Фото предоставлены пресс-службой театра. Фотограф Екатерина Кулешова

Кречмар в исполнении Евгения Рубина – человек, которого жизнь все время ставит в неловкое положение: он как будто извиняется за сам факт своего существования. Его мягкость, его беспокойные жесты, его неуверенность – не просто черты характера, а трещины, через которые трагедия постепенно просачивается внутрь. Магда (Наталья Гришагина) – напротив: живая искра, резкая, импульсивная, почти опасная в своей неумелой свободе. И между ними – Горн (Евгений Кениг/Иван Ходимчук), художник, чья жесткость выглядит почти эстетическим принципом: он презирает Кречмара с ледяной точностью человека, который никогда не сомневается.

На сцене есть еще один персонаж – женщина в черном, Дорианна Каренина (Екатерина Демакова/Наталья Мехия). Она не говорит ни слова, но и не молчит: ее присутствие – как тень от давно предрешенного будущего. Она появляется в моменты, когда судьба делает новый оборот, проходит по сцене, едва касаясь пространства, и снова исчезает. Это не столько персонаж, сколько пластический знак, метка трагедии, почти античный хор, сведенный к одному молчаливому герою.

Фото предоставлены пресс-службой театра. Фотограф Екатерина Кулешова

Стоит отметить, что даже второстепенные персонажи выписаны в спектакле с такой точностью, что остаются в памяти как самостоятельные маленькие истории. Аннелиза (Екатерина Демакова/Лидия Харламова), Макс (Дмитрий Светус), Отто (Артем Глухов/Максим Городов), Дитрих (Николай Разуменко/Дмитрий Шиляев) возникают словно мимолетные отражения в зеркале, через которые проступает нервная ткань всего спектакля. Их интонации, жесты, походка – иногда почти незаметные, иногда подчеркнутые – создают атмосферу времени и пространства, населенного людьми, а не абстракциями. В их выходах есть та самая набоковская внимательность к мельчайшим деталям, благодаря которой даже мимолетный персонаж превращается в живого, неповторимого человека.

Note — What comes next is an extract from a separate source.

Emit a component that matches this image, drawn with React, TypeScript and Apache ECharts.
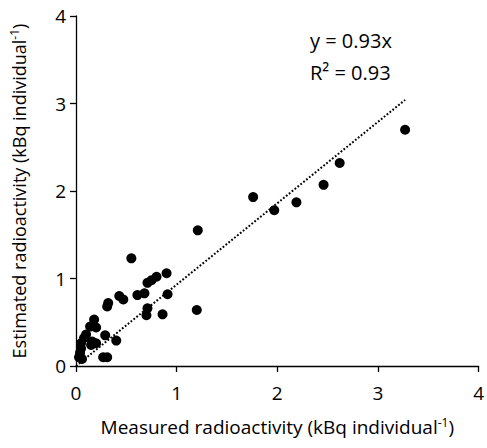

Некоторые эпизоды особенно пронзительно звучат в общей ткани спектакля, но финал – его настоящая кульминация. После смерти Кречмара все персонажи замирают в абсолютной тишине. Эта неподвижность не ставит точку и не выносит приговора, она лишь предоставляет зрителю возможность услышать долгий, едва уловимый отклик произошедшего. В этой тишине будто проступают сразу несколько слоев: набоковская ирония, театральная трагическая ясность и хрупкость человеческого зрения, которое всегда ошибается, потому что смотрит на мир через слишком личную камеру-обскуру.

Спектакль «Камера обскура» – о способе видеть. О том, как мы искажаем других и как другие искажают нас; о том, что трагедия происходит не в действиях, а в отражениях; о том, что темнота внутри ящика всегда сильнее света, который в него попадает.